- Set exercise -
Reproduce, word for word, the span of lines starting at the line holding "Reproduce this chart with Observable Plot." and ending at the line holding "const data = groups.flatMap((g, k)". Omit every picture.

- Material for the task -
►
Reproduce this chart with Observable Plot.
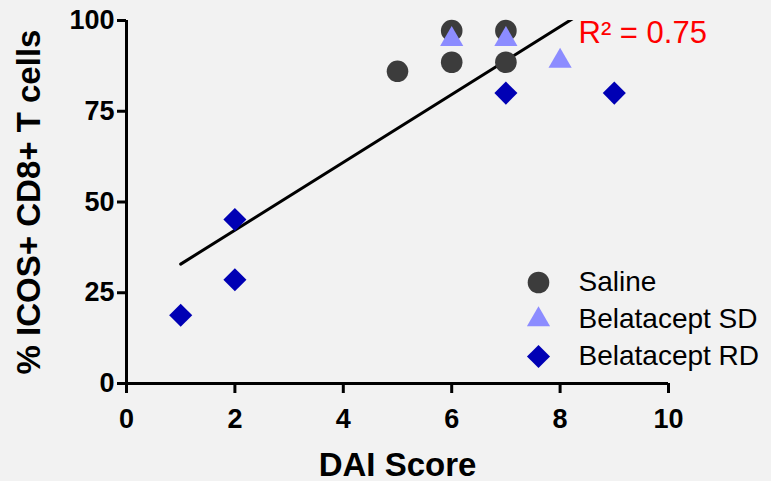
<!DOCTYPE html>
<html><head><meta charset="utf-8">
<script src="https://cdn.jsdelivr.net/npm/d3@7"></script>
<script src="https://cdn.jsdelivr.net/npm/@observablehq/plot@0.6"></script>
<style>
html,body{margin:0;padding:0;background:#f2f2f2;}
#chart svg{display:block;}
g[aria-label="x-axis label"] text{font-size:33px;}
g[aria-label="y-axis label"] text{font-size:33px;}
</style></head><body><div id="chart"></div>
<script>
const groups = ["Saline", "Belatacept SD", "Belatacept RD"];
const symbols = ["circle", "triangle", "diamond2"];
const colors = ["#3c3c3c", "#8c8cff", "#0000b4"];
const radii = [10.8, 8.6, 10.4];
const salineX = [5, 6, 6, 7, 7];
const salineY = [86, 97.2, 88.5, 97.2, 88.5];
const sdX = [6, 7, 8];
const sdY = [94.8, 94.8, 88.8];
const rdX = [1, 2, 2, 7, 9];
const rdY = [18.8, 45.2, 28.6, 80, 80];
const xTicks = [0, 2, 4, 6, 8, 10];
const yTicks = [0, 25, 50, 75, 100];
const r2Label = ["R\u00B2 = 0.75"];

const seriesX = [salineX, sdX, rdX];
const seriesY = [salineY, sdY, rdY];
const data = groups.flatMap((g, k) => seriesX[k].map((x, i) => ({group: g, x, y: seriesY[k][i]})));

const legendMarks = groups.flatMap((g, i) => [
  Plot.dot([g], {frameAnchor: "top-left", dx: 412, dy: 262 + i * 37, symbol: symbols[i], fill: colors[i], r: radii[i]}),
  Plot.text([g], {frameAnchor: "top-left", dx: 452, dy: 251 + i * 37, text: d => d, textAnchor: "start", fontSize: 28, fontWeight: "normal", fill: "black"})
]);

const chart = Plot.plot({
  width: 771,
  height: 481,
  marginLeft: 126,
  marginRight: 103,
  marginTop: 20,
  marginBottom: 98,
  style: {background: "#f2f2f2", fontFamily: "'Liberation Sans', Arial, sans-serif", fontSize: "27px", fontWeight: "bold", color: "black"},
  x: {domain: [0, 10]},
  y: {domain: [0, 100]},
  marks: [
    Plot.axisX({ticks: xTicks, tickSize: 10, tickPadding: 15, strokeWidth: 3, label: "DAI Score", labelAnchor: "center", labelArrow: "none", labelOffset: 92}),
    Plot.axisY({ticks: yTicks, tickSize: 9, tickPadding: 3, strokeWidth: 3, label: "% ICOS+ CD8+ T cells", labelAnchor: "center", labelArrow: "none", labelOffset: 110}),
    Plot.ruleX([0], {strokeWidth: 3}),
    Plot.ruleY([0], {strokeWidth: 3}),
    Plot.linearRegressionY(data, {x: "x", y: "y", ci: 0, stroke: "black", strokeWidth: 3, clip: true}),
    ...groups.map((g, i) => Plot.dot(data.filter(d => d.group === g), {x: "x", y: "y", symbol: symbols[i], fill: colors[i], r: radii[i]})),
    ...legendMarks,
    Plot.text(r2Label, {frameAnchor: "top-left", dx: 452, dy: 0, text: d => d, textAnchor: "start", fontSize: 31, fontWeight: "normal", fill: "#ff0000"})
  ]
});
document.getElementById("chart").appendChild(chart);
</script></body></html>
◄
►
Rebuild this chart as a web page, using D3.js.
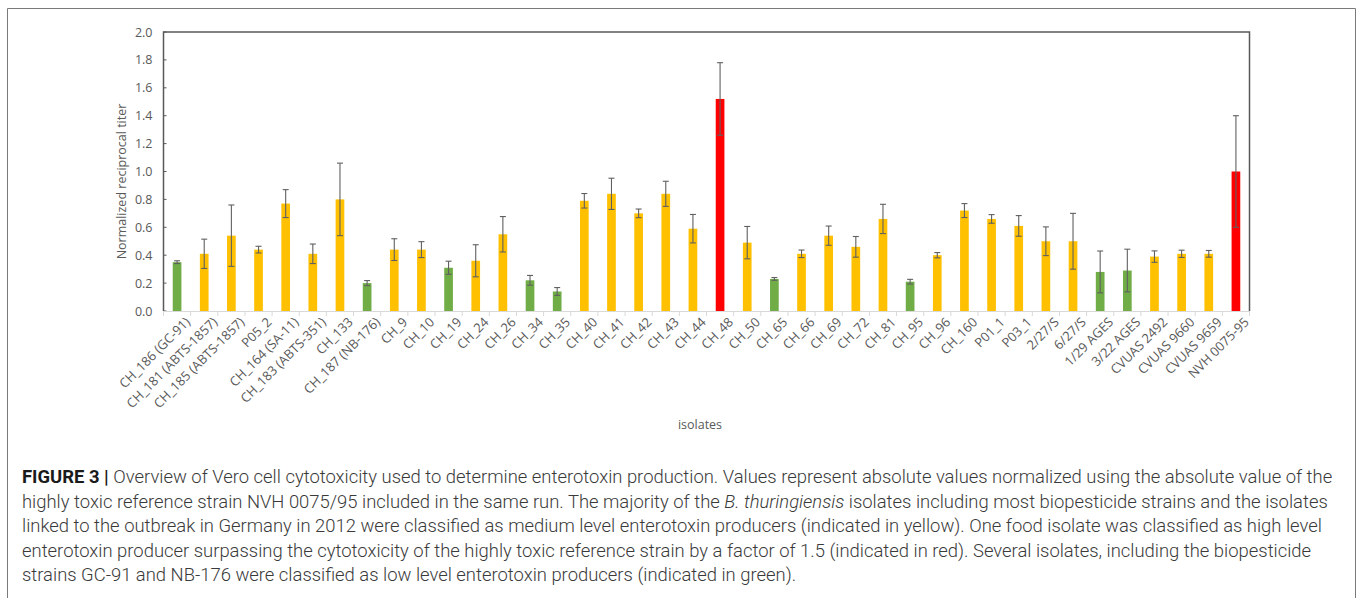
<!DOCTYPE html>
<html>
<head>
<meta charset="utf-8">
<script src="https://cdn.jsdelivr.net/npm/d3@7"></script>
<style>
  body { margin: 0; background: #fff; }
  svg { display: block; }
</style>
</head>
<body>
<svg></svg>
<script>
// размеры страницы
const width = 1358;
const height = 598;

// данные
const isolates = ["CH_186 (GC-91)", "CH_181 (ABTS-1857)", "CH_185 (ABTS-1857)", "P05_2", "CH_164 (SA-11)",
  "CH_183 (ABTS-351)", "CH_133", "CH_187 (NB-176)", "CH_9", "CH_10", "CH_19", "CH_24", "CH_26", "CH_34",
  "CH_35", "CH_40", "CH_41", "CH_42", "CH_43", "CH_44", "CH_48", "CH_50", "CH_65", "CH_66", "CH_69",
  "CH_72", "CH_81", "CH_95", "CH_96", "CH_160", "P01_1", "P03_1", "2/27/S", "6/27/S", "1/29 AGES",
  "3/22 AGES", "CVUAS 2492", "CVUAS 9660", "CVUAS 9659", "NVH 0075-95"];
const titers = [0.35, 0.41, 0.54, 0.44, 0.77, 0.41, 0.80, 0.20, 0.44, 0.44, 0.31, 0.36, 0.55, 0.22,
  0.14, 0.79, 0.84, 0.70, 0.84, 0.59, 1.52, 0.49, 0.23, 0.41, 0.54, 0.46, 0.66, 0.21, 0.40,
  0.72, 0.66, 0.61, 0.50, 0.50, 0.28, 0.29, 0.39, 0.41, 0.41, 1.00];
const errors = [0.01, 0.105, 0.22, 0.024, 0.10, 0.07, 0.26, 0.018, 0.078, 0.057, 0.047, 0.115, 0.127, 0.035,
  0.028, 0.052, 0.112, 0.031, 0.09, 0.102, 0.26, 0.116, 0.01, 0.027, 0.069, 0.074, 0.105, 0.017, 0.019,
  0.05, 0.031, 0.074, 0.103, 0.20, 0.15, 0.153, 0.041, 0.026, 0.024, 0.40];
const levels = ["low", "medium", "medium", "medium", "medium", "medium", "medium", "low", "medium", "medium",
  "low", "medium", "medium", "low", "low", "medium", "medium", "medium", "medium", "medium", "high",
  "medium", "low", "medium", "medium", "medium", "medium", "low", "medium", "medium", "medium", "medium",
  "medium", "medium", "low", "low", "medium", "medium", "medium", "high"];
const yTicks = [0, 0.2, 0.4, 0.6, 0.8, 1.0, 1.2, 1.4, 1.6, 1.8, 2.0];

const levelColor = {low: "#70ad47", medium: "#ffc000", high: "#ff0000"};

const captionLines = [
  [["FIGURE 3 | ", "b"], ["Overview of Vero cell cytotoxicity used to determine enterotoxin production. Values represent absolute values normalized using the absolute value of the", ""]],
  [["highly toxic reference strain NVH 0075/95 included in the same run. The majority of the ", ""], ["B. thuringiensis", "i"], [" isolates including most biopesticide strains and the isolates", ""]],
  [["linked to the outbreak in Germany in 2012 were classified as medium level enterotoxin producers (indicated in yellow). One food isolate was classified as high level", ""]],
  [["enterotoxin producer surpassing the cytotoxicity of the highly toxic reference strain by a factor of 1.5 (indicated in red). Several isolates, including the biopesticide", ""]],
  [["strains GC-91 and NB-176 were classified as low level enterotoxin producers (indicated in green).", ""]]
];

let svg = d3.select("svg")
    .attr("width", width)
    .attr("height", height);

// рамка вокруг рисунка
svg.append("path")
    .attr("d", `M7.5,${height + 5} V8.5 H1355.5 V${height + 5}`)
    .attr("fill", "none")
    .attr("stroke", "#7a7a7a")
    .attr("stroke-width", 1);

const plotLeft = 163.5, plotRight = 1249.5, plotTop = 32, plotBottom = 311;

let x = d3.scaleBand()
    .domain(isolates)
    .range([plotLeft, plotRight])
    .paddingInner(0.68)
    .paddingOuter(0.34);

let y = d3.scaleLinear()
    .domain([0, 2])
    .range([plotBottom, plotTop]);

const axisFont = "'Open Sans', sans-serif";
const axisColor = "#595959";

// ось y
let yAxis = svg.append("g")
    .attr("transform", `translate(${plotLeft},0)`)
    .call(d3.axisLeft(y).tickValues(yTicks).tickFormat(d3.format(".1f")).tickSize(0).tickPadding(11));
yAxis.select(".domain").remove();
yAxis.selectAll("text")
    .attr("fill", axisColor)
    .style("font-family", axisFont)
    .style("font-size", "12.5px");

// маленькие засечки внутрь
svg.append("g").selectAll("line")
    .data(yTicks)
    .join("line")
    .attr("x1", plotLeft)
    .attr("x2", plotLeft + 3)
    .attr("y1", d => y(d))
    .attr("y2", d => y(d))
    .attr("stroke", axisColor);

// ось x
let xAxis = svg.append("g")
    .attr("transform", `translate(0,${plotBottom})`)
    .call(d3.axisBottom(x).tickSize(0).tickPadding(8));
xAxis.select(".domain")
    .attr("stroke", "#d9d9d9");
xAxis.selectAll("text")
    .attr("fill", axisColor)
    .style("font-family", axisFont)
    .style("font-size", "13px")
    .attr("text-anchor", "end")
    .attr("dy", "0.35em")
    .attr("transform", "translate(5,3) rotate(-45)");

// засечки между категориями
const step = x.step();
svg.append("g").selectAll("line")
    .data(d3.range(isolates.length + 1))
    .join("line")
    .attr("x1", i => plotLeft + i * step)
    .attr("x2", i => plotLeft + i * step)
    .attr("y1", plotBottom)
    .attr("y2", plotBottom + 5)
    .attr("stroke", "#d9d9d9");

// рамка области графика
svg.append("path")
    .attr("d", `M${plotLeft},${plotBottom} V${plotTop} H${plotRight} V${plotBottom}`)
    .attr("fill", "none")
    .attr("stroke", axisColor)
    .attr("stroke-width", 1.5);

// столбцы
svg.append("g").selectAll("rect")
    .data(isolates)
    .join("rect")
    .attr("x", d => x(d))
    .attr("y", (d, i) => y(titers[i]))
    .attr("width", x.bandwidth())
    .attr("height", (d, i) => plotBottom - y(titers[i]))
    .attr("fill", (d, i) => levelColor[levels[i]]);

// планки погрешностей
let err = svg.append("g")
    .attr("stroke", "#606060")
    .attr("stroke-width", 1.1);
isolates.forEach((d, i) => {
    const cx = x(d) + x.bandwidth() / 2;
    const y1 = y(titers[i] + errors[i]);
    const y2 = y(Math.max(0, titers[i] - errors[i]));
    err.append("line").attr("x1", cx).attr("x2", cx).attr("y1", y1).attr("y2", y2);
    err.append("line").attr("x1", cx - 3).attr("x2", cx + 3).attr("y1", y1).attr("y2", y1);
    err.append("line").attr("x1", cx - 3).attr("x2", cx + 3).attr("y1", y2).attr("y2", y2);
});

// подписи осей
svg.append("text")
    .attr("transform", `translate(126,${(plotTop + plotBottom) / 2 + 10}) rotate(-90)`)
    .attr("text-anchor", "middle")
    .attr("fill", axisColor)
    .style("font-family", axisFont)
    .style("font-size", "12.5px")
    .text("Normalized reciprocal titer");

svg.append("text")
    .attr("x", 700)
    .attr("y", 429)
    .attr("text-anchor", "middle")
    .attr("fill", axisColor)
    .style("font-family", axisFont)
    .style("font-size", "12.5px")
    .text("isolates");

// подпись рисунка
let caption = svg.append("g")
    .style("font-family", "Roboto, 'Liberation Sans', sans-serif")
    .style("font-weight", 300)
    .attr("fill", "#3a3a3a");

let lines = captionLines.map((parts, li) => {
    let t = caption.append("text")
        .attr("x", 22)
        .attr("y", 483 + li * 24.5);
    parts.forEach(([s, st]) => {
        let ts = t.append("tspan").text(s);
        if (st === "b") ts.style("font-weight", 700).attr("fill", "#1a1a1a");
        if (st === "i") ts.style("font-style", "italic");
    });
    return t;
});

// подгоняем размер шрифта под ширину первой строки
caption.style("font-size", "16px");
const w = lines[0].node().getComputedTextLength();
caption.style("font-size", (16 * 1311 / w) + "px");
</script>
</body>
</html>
◄
►
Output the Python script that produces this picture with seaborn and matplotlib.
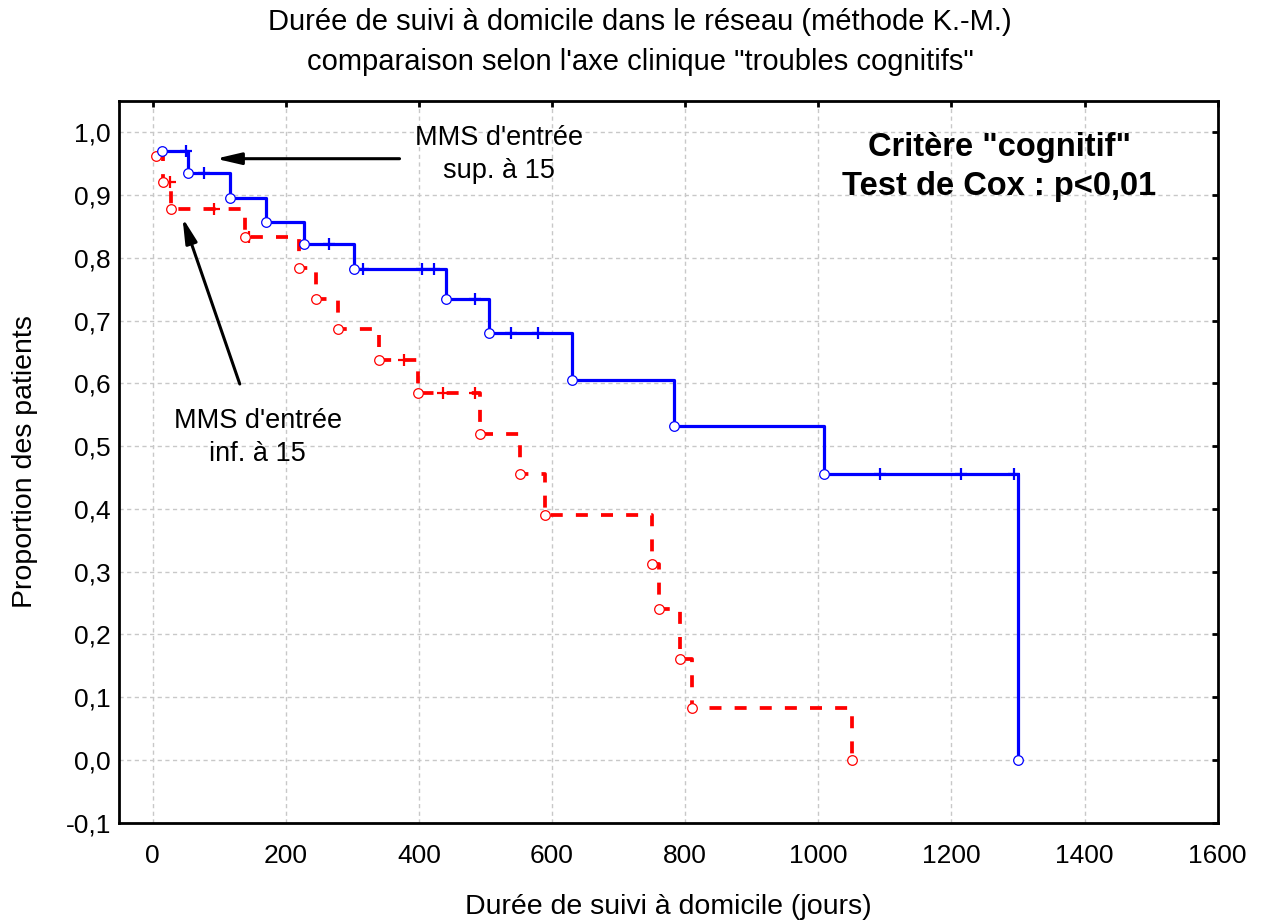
◄
- Solution for this exercise -
Reproduce this chart with Observable Plot.
<!DOCTYPE html>
<html><head><meta charset="utf-8">
<script src="https://cdn.jsdelivr.net/npm/d3@7"></script>
<script src="https://cdn.jsdelivr.net/npm/@observablehq/plot@0.6"></script>
<style>
html,body{margin:0;padding:0;background:#f2f2f2;}
#chart svg{display:block;}
g[aria-label="x-axis label"] text{font-size:33px;}
g[aria-label="y-axis label"] text{font-size:33px;}
</style></head><body><div id="chart"></div>
<script>
const groups = ["Saline", "Belatacept SD", "Belatacept RD"];
const symbols = ["circle", "triangle", "diamond2"];
const colors = ["#3c3c3c", "#8c8cff", "#0000b4"];
const radii = [10.8, 8.6, 10.4];
const salineX = [5, 6, 6, 7, 7];
const salineY = [86, 97.2, 88.5, 97.2, 88.5];
const sdX = [6, 7, 8];
const sdY = [94.8, 94.8, 88.8];
const rdX = [1, 2, 2, 7, 9];
const rdY = [18.8, 45.2, 28.6, 80, 80];
const xTicks = [0, 2, 4, 6, 8, 10];
const yTicks = [0, 25, 50, 75, 100];
const r2Label = ["R\u00B2 = 0.75"];

const seriesX = [salineX, sdX, rdX];
const seriesY = [salineY, sdY, rdY];
const data = groups.flatMap((g, k) => seriesX[k].map((x, i) => ({group: g, x, y: seriesY[k][i]})));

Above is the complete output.